Reprinted from Chris Mittelstaedt’s column Eureka on Inc.com
The capital gains tax has been touted as the brass ring for business owners. But if you self-fund your growth, it’s anything but.
For too long self-funded business owners have been led to believe that they are part of the group that could benefit from capital gains tax rates, notably when they sell their business (and this is true!). The problem is, the capital gains tax puts these same entrepreneurs at a big competitive disadvantage as they try to grow their businesses.
Our tax code has created a situation in which owner-operators are generally taxed at an earned income tax rate; meanwhile, people who fund businesses with money earned through investments pay a lower capital gains tax rate. It’s time to touch the third rail of business politics and speak out about why capital gains tax policy hurts entrepreneurs.
Capital gains offer an unfair competitive advantage
Take my business, The FruitGuys: We are an LLC. As an LLC our income flows through at a personal income tax rate (S-corps, which many small business people also use, have the same flow-through personal tax rate designation). For ease of calculation let’s say we earn $1 million a year. On the federal side, we would be taxed at our average earned income tax rate somewhere around 31%. That would leave me with $690,000.
Now consider an investor whose income is derived through investments that qualify for capital gains. This person makes the same $1 million in a year but these profits are taxed at the capital gains tax rate of only 15%. Thus the investor is left with $850,000.
Let’s say that I want to take all of my remaining $690,000 and put it back into my business. Meanwhile, my investor friend invests in my No. 1 competitor with all of his $850,000—that’s a difference of $160,000 in capital that the investor has over me just because of the way that income was earned.
Your business is an investment that deserves a fair shot.
Why, from a tax standpoint, should a self-funded business owner’s income be treated differently than the income of investors? Often for entrepreneurs, their largest investment is their own business and they serve as the primary investors. Why should they be penalized for reinvesting their own profits back into the business? Where is the call for a fair capital playing field?
We’re incentivizing a “cash out” economy.
From a tax policy perspective, selling your business and putting that money into investments that benefit from capital gains status is a better financial bet than running and growing a business. So what kind of economy are we developing when we incent people to buy and sell business assets for transaction value rather than supporting the reinvestment of self-made profits into growth?
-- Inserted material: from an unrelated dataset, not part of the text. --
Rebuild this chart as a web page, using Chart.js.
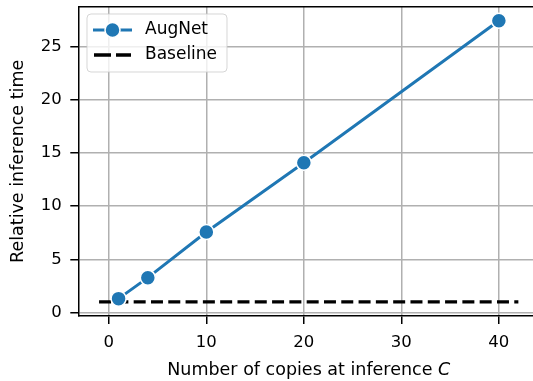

I think there is great value for our society in trying to develop ways to motivate active business owners to stay in the game and grow their self-funded businesses and create jobs.
What the critics will say
This is a very complicated topic and there are many who say that trying to compare profit earned in an operating business versus capital earned through investments that qualify for capital gains is like comparing apples to oranges. In my business, I compare apples to oranges all day and both are fruit. To me, capital is capital when it comes to growth and if one form gets preferential tax treatment and creates a competitive advantage, then it should be on the table for discussion.
American innovation is well served by a boot-strapped, independent, do-it-yourself ethic. A growth-focused economy needs transparency and, at its core, the knowledge that no matter who you are, you can expect the same fair treatment everyone else has. While it seems that those who classify themselves as “job creators,” place capital gains somewhere between a right and self-evident truth, there are everyday business owners and working folks hoping to start businesses that don’t benefit from the investment advantage given to others.
Whether you agree with lower or higher taxes, a flat tax or a progressive system, VAT tax or something different altogether, the fact that those who strive to grow our economy from the ground up are given higher hurdles than those who generally have greater access to capital, to begin with is a policy that chokes the formative roots of American Capitalism. I’d like to see taxes become at least a neutral factor in competition so that entrepreneurs are not at a disadvantage when they self-fund the growth of their businesses.